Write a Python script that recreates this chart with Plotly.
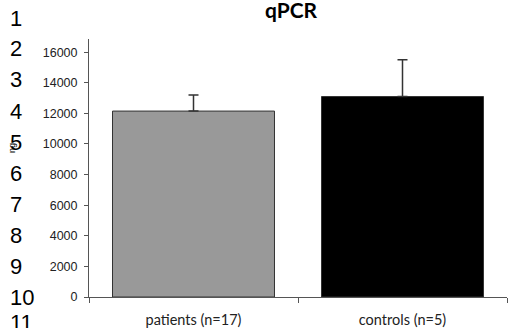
import plotly.graph_objects as go

categories = ["patients (n=17)", "controls (n=5)"]
means = [12150, 13100]
errors_up = [1050, 2400]
bar_colors = ["#999999", "#000000"]
y_ticks = [0, 2000, 4000, 6000, 8000, 10000, 12000, 14000, 16000]
line_numbers = [str(i) for i in range(1, 12)]

W, H = 508, 328
L, R, T, B = 89, 1, 39, 31
plot_h = H - T - B

fig = go.Figure()
fig.add_trace(go.Bar(
    x=categories, y=means,
    marker=dict(color=bar_colors, line=dict(color="#333333", width=1)),
    width=0.775,
    error_y=dict(type="data", array=errors_up, arrayminus=[0, 0], symmetric=False,
                 color="#333333", thickness=1.5, width=5),
))

annotations = []
# scanned line numbers at left margin
for i, t in enumerate(line_numbers):
    ypx = min(18 + i * 31, 322)
    annotations.append(dict(
        text=t, xref="paper", yref="paper",
        x=(8 - L) / (W - L - R), y=(H - B - ypx) / plot_h,
        xanchor="left", yanchor="middle", showarrow=False,
        font=dict(family="Liberation Sans, Arial", size=22, color="#000000"),
    ))
annotations.append(dict(
    text="ng", xref="paper", yref="paper",
    x=(12 - L) / (W - L - R), y=(H - B - 148) / plot_h,
    xanchor="center", yanchor="middle", showarrow=False, textangle=-90,
    font=dict(family="Liberation Sans, Arial", size=9, color="#000000"),
))

fig.update_layout(
    width=W, height=H,
    margin=dict(l=L, r=R, t=T, b=B, pad=0),
    paper_bgcolor="white", plot_bgcolor="white",
    showlegend=False,
    title=dict(text="<b>qPCR</b>", x=(291 - L) / (W - L - R), xref="paper", xanchor="center",
               y=1 - 11 / H, yanchor="middle",
               font=dict(family="Lato, Open Sans", size=21, color="#000000")),
    annotations=annotations,
    bargap=0.225,
)
fig.update_yaxes(
    range=[0, 16860], tickvals=y_ticks, ticktext=[str(v) for v in y_ticks],
    showline=True, linecolor="#555555", linewidth=1,
    ticks="outside", ticklen=4, tickcolor="#555555",
    showgrid=False, zeroline=False,
    tickfont=dict(family="Liberation Sans, Arial", size=12.5, color="#222222"),
    ticklabelstandoff=4,
)
fig.update_xaxes(
    showline=True, linecolor="#555555", linewidth=1,
    ticks="outside", ticklen=5, tickcolor="#555555", tickson="boundaries",
    showgrid=False, zeroline=False,
    tickfont=dict(family="Lato, Open Sans", size=14.5, color="#222222"),
    ticklabelstandoff=10,
)
fig.write_html("out.html")
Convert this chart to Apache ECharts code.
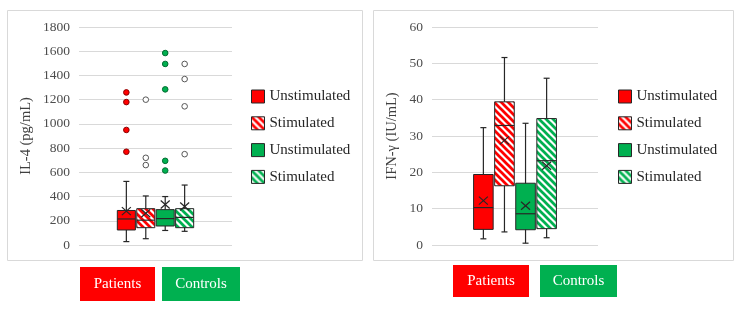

———

◆ Written request ◆
Reproduce each record from above exactly; pictures do not belong in the copy.

◆ Response ◆
Write a Python script that recreates this chart with Plotly.
import plotly.graph_objects as go

categories = ["patients (n=17)", "controls (n=5)"]
means = [12150, 13100]
errors_up = [1050, 2400]
bar_colors = ["#999999", "#000000"]
y_ticks = [0, 2000, 4000, 6000, 8000, 10000, 12000, 14000, 16000]
line_numbers = [str(i) for i in range(1, 12)]

W, H = 508, 328
L, R, T, B = 89, 1, 39, 31
plot_h = H - T - B

fig = go.Figure()
fig.add_trace(go.Bar(
    x=categories, y=means,
    marker=dict(color=bar_colors, line=dict(color="#333333", width=1)),
    width=0.775,
    error_y=dict(type="data", array=errors_up, arrayminus=[0, 0], symmetric=False,
                 color="#333333", thickness=1.5, width=5),
))

annotations = []
# scanned line numbers at left margin
for i, t in enumerate(line_numbers):
    ypx = min(18 + i * 31, 322)
    annotations.append(dict(
        text=t, xref="paper", yref="paper",
        x=(8 - L) / (W - L - R), y=(H - B - ypx) / plot_h,
        xanchor="left", yanchor="middle", showarrow=False,
        font=dict(family="Liberation Sans, Arial", size=22, color="#000000"),
    ))
annotations.append(dict(
    text="ng", xref="paper", yref="paper",
    x=(12 - L) / (W - L - R), y=(H - B - 148) / plot_h,
    xanchor="center", yanchor="middle", showarrow=False, textangle=-90,
    font=dict(family="Liberation Sans, Arial", size=9, color="#000000"),
))

fig.update_layout(
    width=W, height=H,
    margin=dict(l=L, r=R, t=T, b=B, pad=0),
    paper_bgcolor="white", plot_bgcolor="white",
    showlegend=False,
    title=dict(text="<b>qPCR</b>", x=(291 - L) / (W - L - R), xref="paper", xanchor="center",
               y=1 - 11 / H, yanchor="middle",
               font=dict(family="Lato, Open Sans", size=21, color="#000000")),
    annotations=annotations,
    bargap=0.225,
)
fig.update_yaxes(
    range=[0, 16860], tickvals=y_ticks, ticktext=[str(v) for v in y_ticks],
    showline=True, linecolor="#555555", linewidth=1,
    ticks="outside", ticklen=4, tickcolor="#555555",
    showgrid=False, zeroline=False,
    tickfont=dict(family="Liberation Sans, Arial", size=12.5, color="#222222"),
    ticklabelstandoff=4,
)
fig.update_xaxes(
    showline=True, linecolor="#555555", linewidth=1,
    ticks="outside", ticklen=5, tickcolor="#555555", tickson="boundaries",
    showgrid=False, zeroline=False,
    tickfont=dict(family="Lato, Open Sans", size=14.5, color="#222222"),
    ticklabelstandoff=10,
)
fig.write_html("out.html")
Convert this chart to Apache ECharts code.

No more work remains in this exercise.